Rodrigo Mesquita enfatizou que o acionamento das portas é feito por meio de timer, um dispositivo temporizador que trava e destrava a porta no local. “Não há como fazer o acionamento da porta à distância, remotamente”, destacou o gerente, ao explicar que também não reside em Limeira, não estava na cidade no momento da ocorrência, e que tentou entrar em contato com outros funcionários até que alguém da equipe local pudesse se deslocar para auxiliar José Monteiro.
“Naquela noite, a Central entrou em contato comigo. Por isso, temos um procedimento de segurança para que eu acione um segundo funcionário que esteja disponível para se deslocar até a agência para ver o que está ocorrendo”, afirmou.
O vereador Ju Negão repudiou e considerou lamentável o ocorrido e salientou que o pai ficou retido na agência por quase duas horas. “Foram três protocolos que ele registrou ligando para o Serviço de Atendimento ao Cliente e pedindo ajuda para sair”, disse. O parlamentar propôs à Comissão que sejam solicitadas as gravações dos atendimentos feitos nesses protocolos, bem como as imagens internas e externas em vídeo e a conferência dos horários de todos os procedimentos adotados pela central de atendimento ao cliente, pela central de segurança, pelos funcionários do banco acionados e pelo contato com a Polícia Militar.
Os representantes do Banco ratificaram que se houve falha, não foi por motivo de racismo. O gerente Roberto Cassiano considerou o episódio como pontual e que medidas foram sugeridas pela agência de Limeira ao Serviço de Atendimento do Banco do Brasil para que seja adotado um roteiro com orientações imediatas aos clientes sobre a abertura da porta.
Roberto Cassiano pontuou que não há relação entre a ocorrência e qualquer forma de discriminação. “O procedimento não foi o melhor adotado e já foi encaminhado pedido para ser aprimorado. Seria simples de resolver se na própria Central de Atendimento houvesse um script para atendente orientar o cliente a apertar o botão e abrir a porta de forma concomitante. Não foi o que aconteceu, infelizmente a resolução decorreu de um tempo muito extenso, mas em nenhum momento esse atendimento demorou em função de o senhor José ser negro; poderia ter acontecido com qualquer outra pessoa que estivesse ali”, argumentou.
Deliberações
A Comissão de Direitos Humanos deliberou enviar ofício ao Banco do Brasil para que sejam disponibilizadas ao colegiado as imagens internas e externas do sistema de monitoramento da agência, na data de 15 de abril, no período das 19h40 às 22h05 e a gravação do sistema de atendimento – SAC, dos protocolos realizados pelo cliente retido.

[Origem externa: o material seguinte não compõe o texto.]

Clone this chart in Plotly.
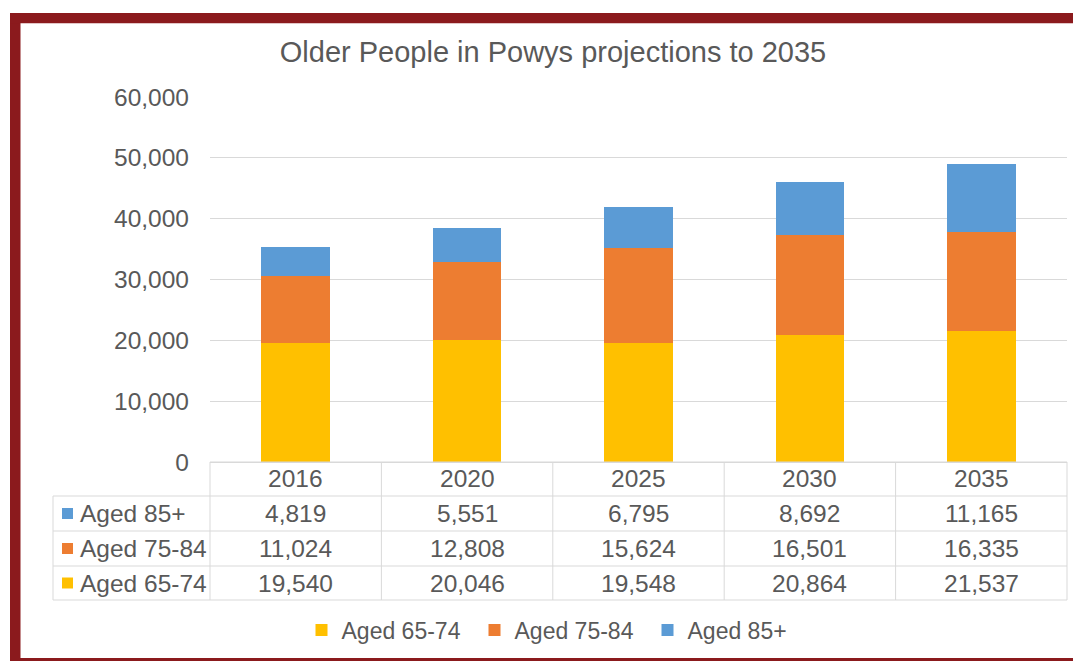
import plotly.graph_objects as go

years = ["2016", "2020", "2025", "2030", "2035"]
aged_65_74 = [19540, 20046, 19548, 20864, 21537]
aged_75_84 = [11024, 12808, 15624, 16501, 16335]
aged_85_plus = [4819, 5551, 6795, 8692, 11165]

series_names = ["Aged 65-74", "Aged 75-84", "Aged 85+"]
series_values = [aged_65_74, aged_75_84, aged_85_plus]
series_colors = ["#FFC000", "#ED7D31", "#5B9BD5"]

title_text = "Older People in Powys projections to 2035"

# the page body adds an 8px margin, so the figure is drawn 8px in from the window corner
OFF = 8
WIN_W, WIN_H = 1081, 661
W, H = WIN_W - OFF, WIN_H - OFF
PL, PR, PT, PB = 210, 1067, 97, 462  # plot area in window pixels
FONT = "Liberation Sans, Arial, sans-serif"
TXT = "#595959"
GRID = "#D9D9D9"
BORDER = "#8B1A1D"


def px_x(p):
    return (p - PL) / (PR - PL)


def px_y(p):
    return (PB - p) / (PB - PT)


fig = go.Figure()
for name, vals, col in zip(series_names, series_values, series_colors):
    fig.add_trace(go.Bar(x=years, y=vals, name=name, marker=dict(color=col, line=dict(width=0)),
                         hoverinfo="skip"))

shapes = []
annotations = []

# table geometry
row_edges = [462, 496, 531, 566, 600]
label_left = 53
table_rows = list(reversed(list(zip(series_names, series_values, series_colors))))  # 85+, 75-84, 65-74
line = dict(color=GRID, width=1)

# horizontal lines
shapes.append(dict(type="line", xref="paper", yref="paper", x0=0, x1=1,
                   y0=px_y(row_edges[0]), y1=px_y(row_edges[0]), line=line, layer="above"))
for r in row_edges[1:]:
    shapes.append(dict(type="line", xref="paper", yref="paper", x0=px_x(label_left), x1=1,
                       y0=px_y(r), y1=px_y(r), line=line))
# vertical lines
shapes.append(dict(type="line", xref="paper", yref="paper", x0=px_x(label_left), x1=px_x(label_left),
                   y0=px_y(row_edges[1]), y1=px_y(row_edges[-1]), line=line))
for xp in (0, 1):
    shapes.append(dict(type="line", xref="paper", yref="paper", x0=xp, x1=xp,
                       y0=px_y(row_edges[0]), y1=px_y(row_edges[-1]), line=line))
for i in range(1, len(years)):
    shapes.append(dict(type="line", xref="x", yref="paper", x0=i - 0.5, x1=i - 0.5,
                       y0=px_y(row_edges[0]), y1=px_y(row_edges[-1]), line=line))

tfont = dict(family=FONT, size=24.5, color=TXT)
# header (years)
hc = (row_edges[0] + row_edges[1]) / 2
for i, yr in enumerate(years):
    annotations.append(dict(xref="x", yref="paper", x=i, y=px_y(hc), text=yr, showarrow=False,
                            xanchor="center", yanchor="middle", font=tfont))
# rows
for k, (name, vals, col) in enumerate(table_rows):
    rc = (row_edges[k + 1] + row_edges[k + 2]) / 2
    shapes.append(dict(type="rect", xref="paper", yref="paper", xsizemode="pixel", ysizemode="pixel",
                       xanchor=px_x(62), yanchor=px_y(rc), x0=0, x1=11, y0=-5.5, y1=5.5,
                       fillcolor=col, line=dict(width=0)))
    annotations.append(dict(xref="paper", yref="paper", x=px_x(78), y=px_y(rc), text=name,
                            showarrow=False, xanchor="left", yanchor="middle", font=tfont))
    for i, v in enumerate(vals):
        annotations.append(dict(xref="x", yref="paper", x=i, y=px_y(rc), text=f"{v:,}",
                                showarrow=False, xanchor="center", yanchor="middle", font=tfont))

# dark red frame
bfill = dict(fillcolor=BORDER, line=dict(width=0), layer="above")
shapes.append(dict(type="rect", xref="paper", yref="paper", x0=px_x(10), x1=px_x(20.5),
                   y0=px_y(13), y1=px_y(670), **bfill))
shapes.append(dict(type="rect", xref="paper", yref="paper", x0=px_x(10), x1=px_x(1090),
                   y0=px_y(13), y1=px_y(23.3), **bfill))
shapes.append(dict(type="rect", xref="paper", yref="paper", x0=px_x(10), x1=px_x(1090),
                   y0=px_y(658), y1=px_y(670), **bfill))

fig.update_layout(
    width=W, height=H,
    margin=dict(l=PL - OFF, r=WIN_W - PR, t=PT - OFF, b=WIN_H - PB, pad=0, autoexpand=False),
    paper_bgcolor="white", plot_bgcolor="white",
    barmode="stack", bargap=0.6,
    font=dict(family=FONT, color=TXT),
    title=dict(text=title_text, x=(553 - OFF) / W, xanchor="center", y=1 - (52 - OFF) / H,
               yanchor="middle", xref="container", yref="container",
               font=dict(family=FONT, size=29, color=TXT)),
    xaxis=dict(type="category", showticklabels=False, ticks="", showgrid=False, showline=False,
               zeroline=False, range=[-0.5, len(years) - 0.5]),
    yaxis=dict(range=[0, 60000], dtick=10000, tickformat=",d", showgrid=True, gridcolor=GRID,
               gridwidth=1, zeroline=True, zerolinecolor=GRID, zerolinewidth=1, showline=False,
               ticks="", ticklabelstandoff=20, tickfont=dict(family=FONT, size=24.5, color=TXT)),
    legend=dict(orientation="h", x=px_x(561), xanchor="center", y=px_y(630), yanchor="middle",
                traceorder="normal", font=dict(family=FONT, size=23, color=TXT),
                entrywidth=128, bgcolor="rgba(0,0,0,0)"),
    shapes=shapes, annotations=annotations,
    showlegend=True,
)

fig.write_html("out.html")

A presidente Isabelly Carvalho ponderou que no caso de José Eduardo são apurados indícios de possível crime de racismo institucional. “Esse é um racismo que ocorre como uma discriminação direta ou indireta dentro de instituições públicas e privadas e que têm como causa o racismo estrutural, quando é praticado mesmo sem se dar conta”, comentou.
Com relação aos trabalhos do colegiado, esclareceu que todos os dados devem ser observados para que seja identificado o que de fato aconteceu. “É inadmissível, não é aceitável que qualquer pessoa fique retida por tanto tempo, seja por qualquer motivo. Então, precisamos entender ao máximo o cerne do que aconteceu para poder identificar qual a problemática e até elaborar propostas, na forma da lei, para que isso não volte a ocorrer”, defendeu.
Entenda a denúncia
O vereador contou aos membros da Comissão que o pai, José Eduardo Monteiro, realizou a denúncia formalmente via Gabinete Parlamentar. O caso foi registrado no dia 15 de abril. Segundo o relato, José Eduardo estava no plantão da Polícia Científica (IC Limeira), onde trabalha, e foi à agência do Banco do Brasil na Avenida Piracicaba por volta das 19h40 para efetuar o pagamento de três boletos, finalizando os pagamentos às 19h56, e em seguida se dirigiu à saída, no entanto, a porta estava travada. Ju Negão frisou que o horário de funcionamento da agência é até as 20h e que, inclusive, havia pessoas do lado de fora tentando entrar para utilizar os serviços do banco.
O parlamentar informou que o pai entrou em contato com o telefone que é disponibilizado para que os clientes reportem problemas nos caixas eletrônicos por três vezes, sendo que em todas elas os atendentes só orientavam José Eduardo a aguardar.
O denunciante aguardou a liberação por mais de 1h30, quando realizou a terceira ligação para a Central e o atendente informou que seria necessário chamar a polícia, mas que o monitoramento estava informado e que alguém ia aparecer para fazer a liberação. “Demorou acho que uns dez minutos, já era quase 21h40, uma viatura da PM parou em frente à agência, desceu o policial e fui tentar gesticular, tentar explicar que eu estava preso na agência, aí, de tanto que eu apertei, liberou a porta. Nessa hora caiu a ficha, nessa hora fiquei chateado, eu estava ali há mais de 1h30, entrando em contato, solicitando [a abertura da porta para o atendimento], e só me liberaram na hora que chegou a polícia”, narrou.
Na denúncia, José Eduardo destacou que internamente na agência existem placas informativas dizendo que após o encerramento do expediente há um botão interno que, ao ser acionado, a porta é liberada. “Se tivessem liberado a porta depois de conversar com o atendente […], mas depois que a PM chegou, não tem como você não se sentir, de certa forma, humilhado. Eu, sinceramente, nunca pensei em passar por isto na minha vida. Sessenta e sete anos, jamais imaginei uma situação desta”, enfatizou.